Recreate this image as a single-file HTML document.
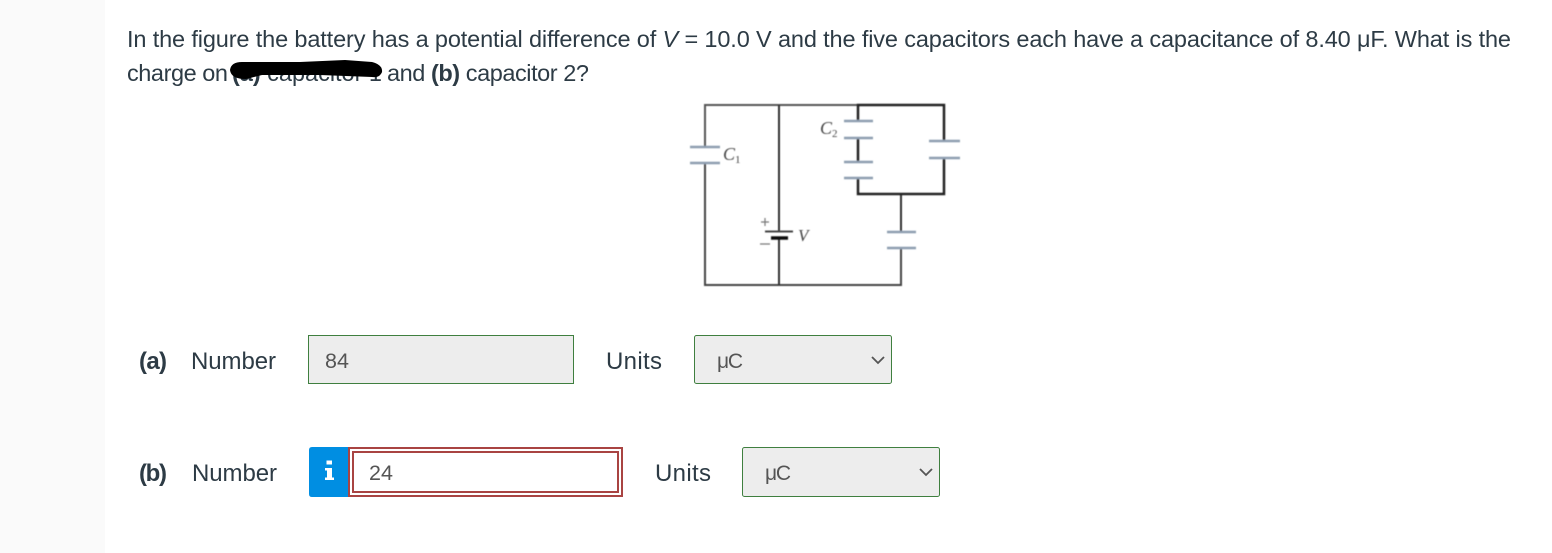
<!DOCTYPE html>
<html lang="en">
<head>
<meta charset="utf-8">
<title>Capacitor circuit question</title>
<style>
html,body{margin:0;padding:0;background:#fafafa;width:1552px;height:553px;overflow:hidden}
svg{display:block}
text{font-family:"Liberation Sans",sans-serif;fill:#2d3b45}
.in{fill:#555}
.w{stroke:#333;fill:none}
.p{stroke:#8e9eb0;stroke-width:2.5}
.m{font-family:"Liberation Serif",serif;font-style:italic;fill:#444}
</style>
</head>
<body>
<svg width="1552" height="553" viewBox="0 0 1552 553" xmlns="http://www.w3.org/2000/svg">
<defs><filter id="b" x="-5%" y="-5%" width="110%" height="110%"><feGaussianBlur stdDeviation="0.45"/></filter></defs>
<rect x="0" y="0" width="1552" height="553" fill="#fafafa"/>
<rect x="105" y="0" width="1447" height="553" fill="#ffffff"/>

<text x="127" y="47" font-size="23.5" textLength="1384" lengthAdjust="spacing">In the figure the battery has a potential difference of <tspan font-style="italic">V</tspan> = 10.0 V and the five capacitors each have a capacitance of 8.40 μF. What is the</text>
<text x="127" y="81" font-size="23.5" textLength="101" lengthAdjust="spacing">charge on</text>
<text x="232" y="81" font-size="23.5" textLength="150" lengthAdjust="spacing"><tspan font-weight="bold">(a)</tspan> capacitor 1</text>
<text x="387" y="81" font-size="23.5" textLength="202" lengthAdjust="spacing">and <tspan font-weight="bold">(b)</tspan> capacitor 2?</text>
<path d="M230 70 Q231 62 242 62 L300 62 L345 60 L372 62 Q383 65 382 72 Q380 78 372 77 L320 75 L262 75 L246 79 Q231 79 230 70 Z" fill="#000"/>

<g filter="url(#b)">
<g class="w" stroke-width="2">
<path d="M705 147V105H858" stroke="#555"/>
<path d="M705 163V285H901V248" stroke="#444"/>
<path d="M779 105V231M779 238V285"/>
<path d="M901 232V194" />
</g>
<g class="w" stroke-width="2.5" stroke-linejoin="miter">
<path d="M858 121V105H944V141" stroke="#222"/>
<path d="M944 158V194H858V178" stroke="#222"/>
<path d="M858 138V162" stroke="#222"/>
</g>
<g class="p">
<path d="M690 147H720M690 163H720"/>
<path d="M844 121H873M844 138H873M844 162H873M844 178H873"/>
<path d="M929 141H960M929 158H960"/>
<path d="M887 232H916M887 248H916"/>
</g>
<path d="M765 231.500H793" stroke="#444" stroke-width="2"/>
<path d="M771 238H788" stroke="#111" stroke-width="3.500"/>
<path d="M761 222H769M765 218V226M760 244H770" stroke="#777" stroke-width="1.200"/>
<text class="m" x="723" y="160" font-size="18">C<tspan font-size="11" font-style="normal" dy="3">1</tspan></text>
<text class="m" x="820" y="134" font-size="18">C<tspan font-size="11" font-style="normal" dy="3">2</tspan></text>
<text class="m" x="798" y="241" font-size="17">V</text>
</g>

<text x="139" y="369" font-size="24" font-weight="bold" textLength="28" lengthAdjust="spacing">(a)</text>
<text x="191" y="369" font-size="24" textLength="85" lengthAdjust="spacing">Number</text>
<rect x="308.500" y="335.500" width="265" height="48" fill="#ededed" stroke="#3f7f3f"/>
<text class="in" x="325" y="368" font-size="21.500" textLength="24" lengthAdjust="spacing">84</text>
<text x="606" y="369" font-size="24" textLength="56" lengthAdjust="spacing">Units</text>
<rect x="694.500" y="335.500" width="197" height="48" rx="2" fill="#ededed" stroke="#3f7f3f"/>
<text class="in" x="717" y="368" font-size="21" textLength="26" lengthAdjust="spacing">μC</text>
<path d="M872 357L878 363L884 357" fill="none" stroke="#555" stroke-width="1.800"/>

<text x="139" y="481" font-size="24" font-weight="bold" textLength="28" lengthAdjust="spacing">(b)</text>
<text x="192" y="481" font-size="24" textLength="85" lengthAdjust="spacing">Number</text>
<path d="M312 447H349V497H312Q309 497 309 494V450Q309 447 312 447Z" fill="#008ee2"/>
<path d="M326.500 464.500h5.500v-4h-5.500zM325 468h7v9.500h2v2.500h-9v-2.500h2v-7h-2z" fill="#fff"/>
<rect x="349" y="448" width="273" height="48" fill="#fff" stroke="#a94442" stroke-width="2"/>
<rect x="353" y="452" width="265" height="40" fill="#fff" stroke="#a94442" stroke-width="2"/>
<text class="in" x="369" y="480" font-size="21.500" textLength="24" lengthAdjust="spacing">24</text>
<text x="655" y="481" font-size="24" textLength="56" lengthAdjust="spacing">Units</text>
<rect x="742.500" y="447.500" width="197" height="49" rx="2" fill="#ededed" stroke="#3f7f3f"/>
<text class="in" x="765" y="480" font-size="21" textLength="26" lengthAdjust="spacing">μC</text>
<path d="M920 469L926 475L932 469" fill="none" stroke="#555" stroke-width="1.800"/>
</svg>
</body>
</html>
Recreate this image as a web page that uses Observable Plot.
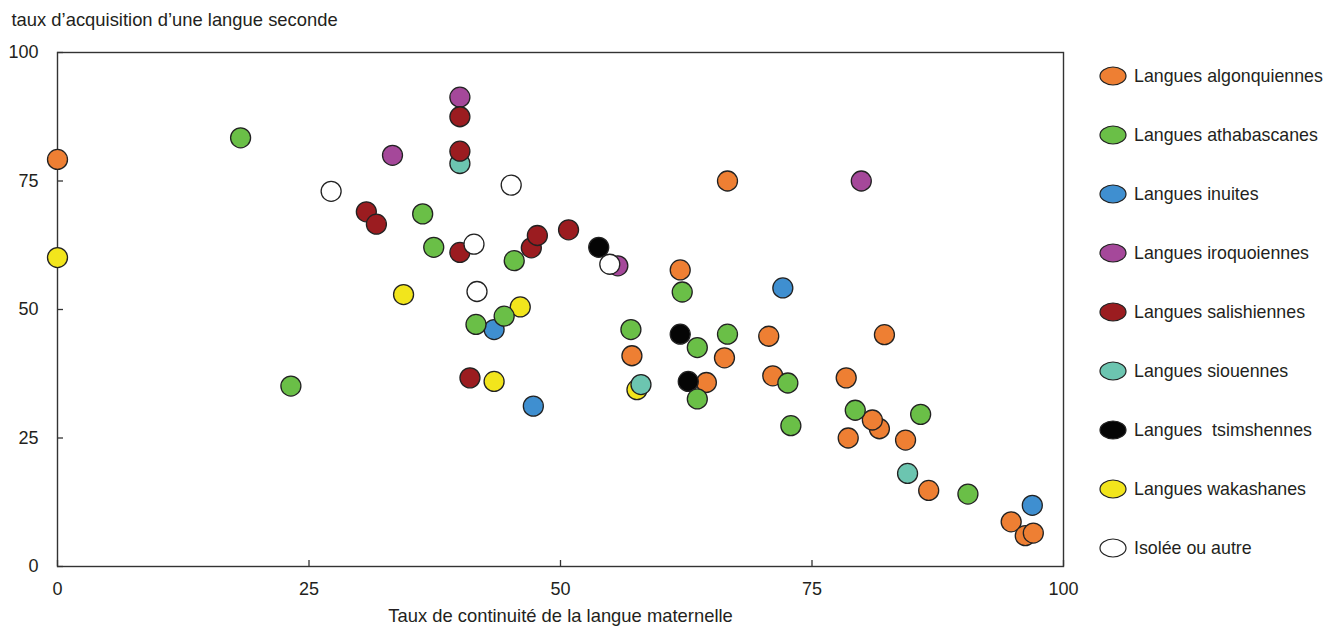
<!DOCTYPE html>
<html>
<head>
<meta charset="utf-8">
<script src="https://cdn.jsdelivr.net/npm/d3@7"></script>
<script src="https://cdn.jsdelivr.net/npm/@observablehq/plot@0.6"></script>
<style>
  html, body { margin: 0; padding: 0; background: #fff; }
  #wrap { position: relative; width: 1326px; height: 626px; font-family: "Liberation Sans", Arial, sans-serif; color: #231F20; }
  #chart { position: absolute; left: 0; top: 0; }
  .leg { position: absolute; left: 1098px; height: 26px; display: flex; align-items: center; font-size: 17.8px; white-space: nowrap; }
  .leg svg { margin-right: 6px; }
</style>
</head>
<body>
<div id="wrap"><div id="chart"></div><div id="legend"></div></div>
<script>
// ---- data (x = taux de continuité, y = taux d'acquisition) ----
const categories = [
  "Langues algonquiennes", "Langues athabascanes", "Langues inuites",
  "Langues iroquoiennes", "Langues salishiennes", "Langues siouennes",
  "Langues  tsimshennes", "Langues wakashanes", "Isolée ou autre"
];
const colors = ["#EE7F33", "#6ABF47", "#3F8FD0", "#A5489A", "#9B1C20", "#6CC5B0", "#050505", "#F2E51C", "#FFFFFF"];

const algonquiennes = [[0,79.2],[66.6,75.0],[61.9,57.7],[57.1,41.0],[66.3,40.6],[70.7,44.8],[82.2,45.1],[64.5,35.8],[71.1,37.1],[78.4,36.7],[81.7,26.8],[81.0,28.5],[78.6,25.0],[84.3,24.6],[86.6,14.8],[94.8,8.7],[96.2,6.0],[97.0,6.5]];
const athabascanes = [[18.2,83.4],[36.3,68.6],[37.4,62.1],[45.4,59.5],[41.6,47.1],[44.4,48.7],[23.2,35.1],[62.1,53.4],[57.0,46.1],[63.6,42.6],[66.6,45.2],[63.6,32.6],[72.6,35.7],[72.9,27.4],[79.3,30.4],[85.8,29.6],[90.5,14.1]];
const inuites = [[43.4,46.1],[47.3,31.2],[72.1,54.2],[96.9,11.9]];
const iroquoiennes = [[33.3,80.0],[40.0,91.3],[55.7,58.5],[79.9,75.0]];
const salishiennes = [[30.7,69.0],[31.7,66.6],[40.0,87.5],[40.0,80.8],[40.0,61.1],[47.1,62.0],[47.7,64.4],[41.0,36.7],[50.8,65.5]];
const siouennes = [[40.0,78.4],[58.0,35.4],[84.5,18.1]];
const tsimshennes = [[53.8,62.1],[61.9,45.2],[62.7,36.0]];
const wakashanes = [[0,60.1],[34.4,52.9],[46.0,50.5],[43.4,36.0],[57.6,34.4]];
const isolees = [[27.2,73.0],[45.1,74.2],[41.4,62.7],[41.7,53.5],[54.9,58.8]];

const xTicks = [0, 25, 50, 75, 100];
const yTicks = [0, 25, 50, 75, 100];
const titleY = "taux d\u2019acquisition d\u2019une langue seconde";
const titleX = "Taux de continuité de la langue maternelle";

// draw order (later on top)
const drawOrder = [
  [algonquiennes, 0], [wakashanes, 7], [siouennes, 5], [inuites, 2],
  [tsimshennes, 6], [athabascanes, 1], [iroquoiennes, 3], [salishiennes, 4], [isolees, 8]
];
const rows = drawOrder.flatMap(([pts, i]) => pts.map(([x, y]) => ({x, y, group: categories[i]})));

const chart = Plot.plot({
  width: 1326,
  height: 626,
  marginLeft: 57,
  marginRight: 263,
  marginTop: 52,
  marginBottom: 60,
  style: {fontFamily: "Liberation Sans, Arial, sans-serif", fontSize: "18px", color: "#231F20", background: "white", overflow: "visible"},
  x: {domain: [0, 100]},
  y: {domain: [0, 100]},
  color: {domain: categories, range: colors},
  marks: [
    Plot.frame({stroke: "#333", strokeWidth: 1.4}),
    Plot.axisX(xTicks, {tickSize: -6, tickFormat: () => "", label: null, stroke: "#333", strokeWidth: 1.3}),
    Plot.axisY(yTicks, {tickSize: -6, tickFormat: () => "", label: null, stroke: "#333", strokeWidth: 1.3}),
    Plot.axisX(xTicks, {tickSize: 0, tickPadding: 16, label: null, fill: "#231F20"}),
    Plot.axisY(yTicks, {tickSize: 0, tickPadding: 19, label: null, fill: "#231F20"}),
    Plot.dot(rows, {x: "x", y: "y", r: 10, fill: "group", stroke: "#222", strokeWidth: 1.3}),
    Plot.text([titleY], {text: d => d, frameAnchor: "top-left", dx: -46, dy: -40, lineAnchor: "top", textAnchor: "start", fill: "#231F20", fontSize: 18.4}),
    Plot.text([titleX], {text: d => d, frameAnchor: "bottom", dy: 42, lineAnchor: "top", fill: "#231F20", fontSize: 18.4})
  ]
});
document.getElementById("chart").appendChild(chart);

// legend
const legend = document.getElementById("legend");
const legendY = [76, 135, 194, 253, 312, 371, 430, 489, 548];
categories.forEach((c, i) => {
  const row = document.createElement("div");
  row.className = "leg";
  row.style.top = (legendY[i] - 13) + "px";
  row.innerHTML = `<svg width="30" height="22"><ellipse cx="15" cy="11" rx="13" ry="9" fill="${colors[i]}" stroke="#222" stroke-width="1.2"/></svg><span>${c.replace(/  /g, "&nbsp; ")}</span>`;
  legend.appendChild(row);
});
</script>
</body>
</html>
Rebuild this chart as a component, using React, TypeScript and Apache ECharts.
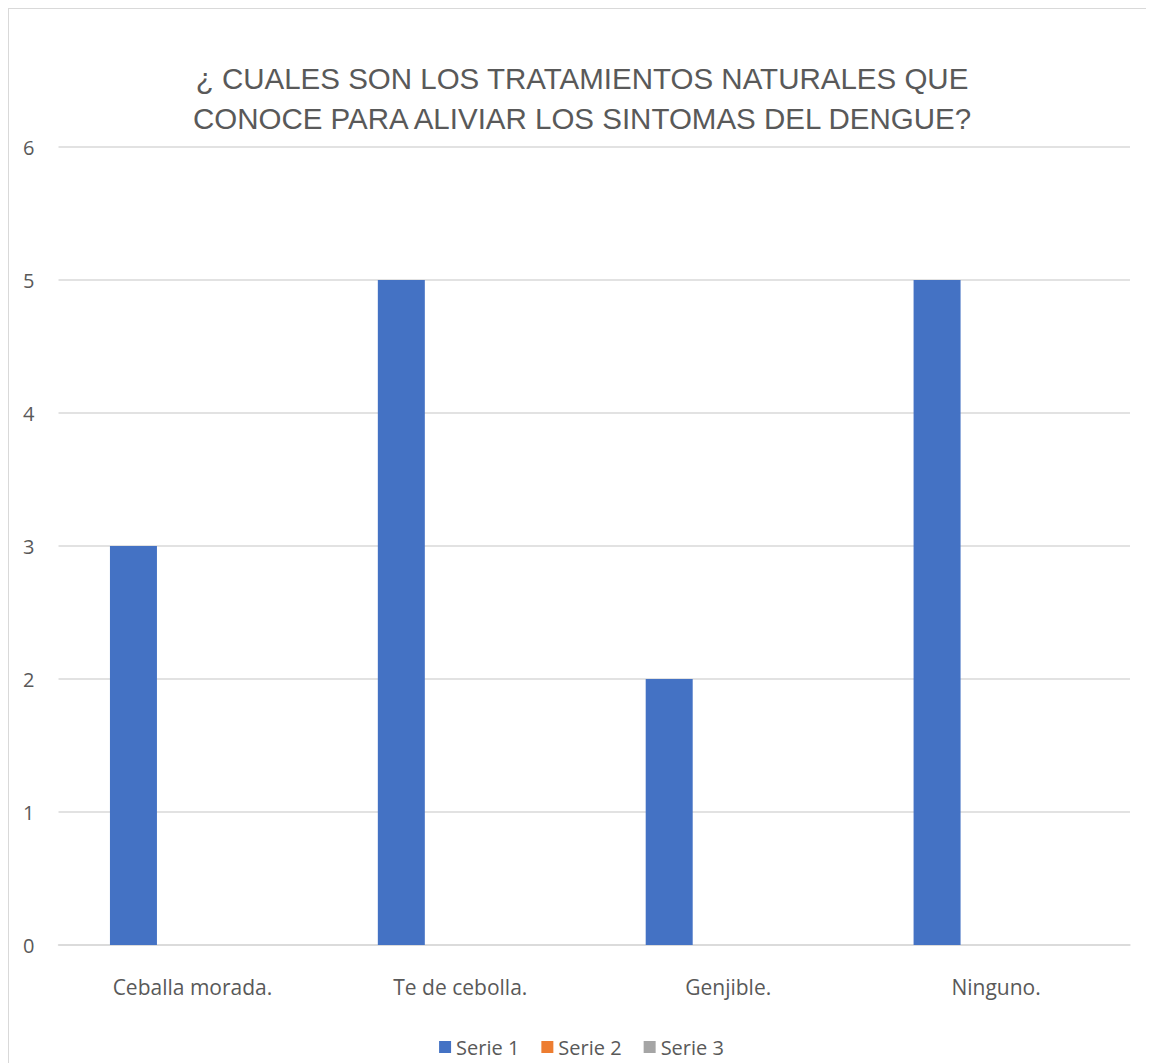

**GIVEN INSTRUCTION:**
Please give again the entries word for word, starting at the first line and ending with the line that contains "Q231 62 242"; include both of those lines but none of the pictures.

**TASK OUTPUT:**
Recreate this image as a single-file HTML document.
<!DOCTYPE html>
<html lang="en">
<head>
<meta charset="utf-8">
<title>Capacitor circuit question</title>
<style>
html,body{margin:0;padding:0;background:#fafafa;width:1552px;height:553px;overflow:hidden}
svg{display:block}
text{font-family:"Liberation Sans",sans-serif;fill:#2d3b45}
.in{fill:#555}
.w{stroke:#333;fill:none}
.p{stroke:#8e9eb0;stroke-width:2.5}
.m{font-family:"Liberation Serif",serif;font-style:italic;fill:#444}
</style>
</head>
<body>
<svg width="1552" height="553" viewBox="0 0 1552 553" xmlns="http://www.w3.org/2000/svg">
<defs><filter id="b" x="-5%" y="-5%" width="110%" height="110%"><feGaussianBlur stdDeviation="0.45"/></filter></defs>
<rect x="0" y="0" width="1552" height="553" fill="#fafafa"/>
<rect x="105" y="0" width="1447" height="553" fill="#ffffff"/>

<text x="127" y="47" font-size="23.5" textLength="1384" lengthAdjust="spacing">In the figure the battery has a potential difference of <tspan font-style="italic">V</tspan> = 10.0 V and the five capacitors each have a capacitance of 8.40 μF. What is the</text>
<text x="127" y="81" font-size="23.5" textLength="101" lengthAdjust="spacing">charge on</text>
<text x="232" y="81" font-size="23.5" textLength="150" lengthAdjust="spacing"><tspan font-weight="bold">(a)</tspan> capacitor 1</text>
<text x="387" y="81" font-size="23.5" textLength="202" lengthAdjust="spacing">and <tspan font-weight="bold">(b)</tspan> capacitor 2?</text>
<path d="M230 70 Q231 62 242 62 L300 62 L345 60 L372 62 Q383 65 382 72 Q380 78 372 77 L320 75 L262 75 L246 79 Q231 79 230 70 Z" fill="#000"/>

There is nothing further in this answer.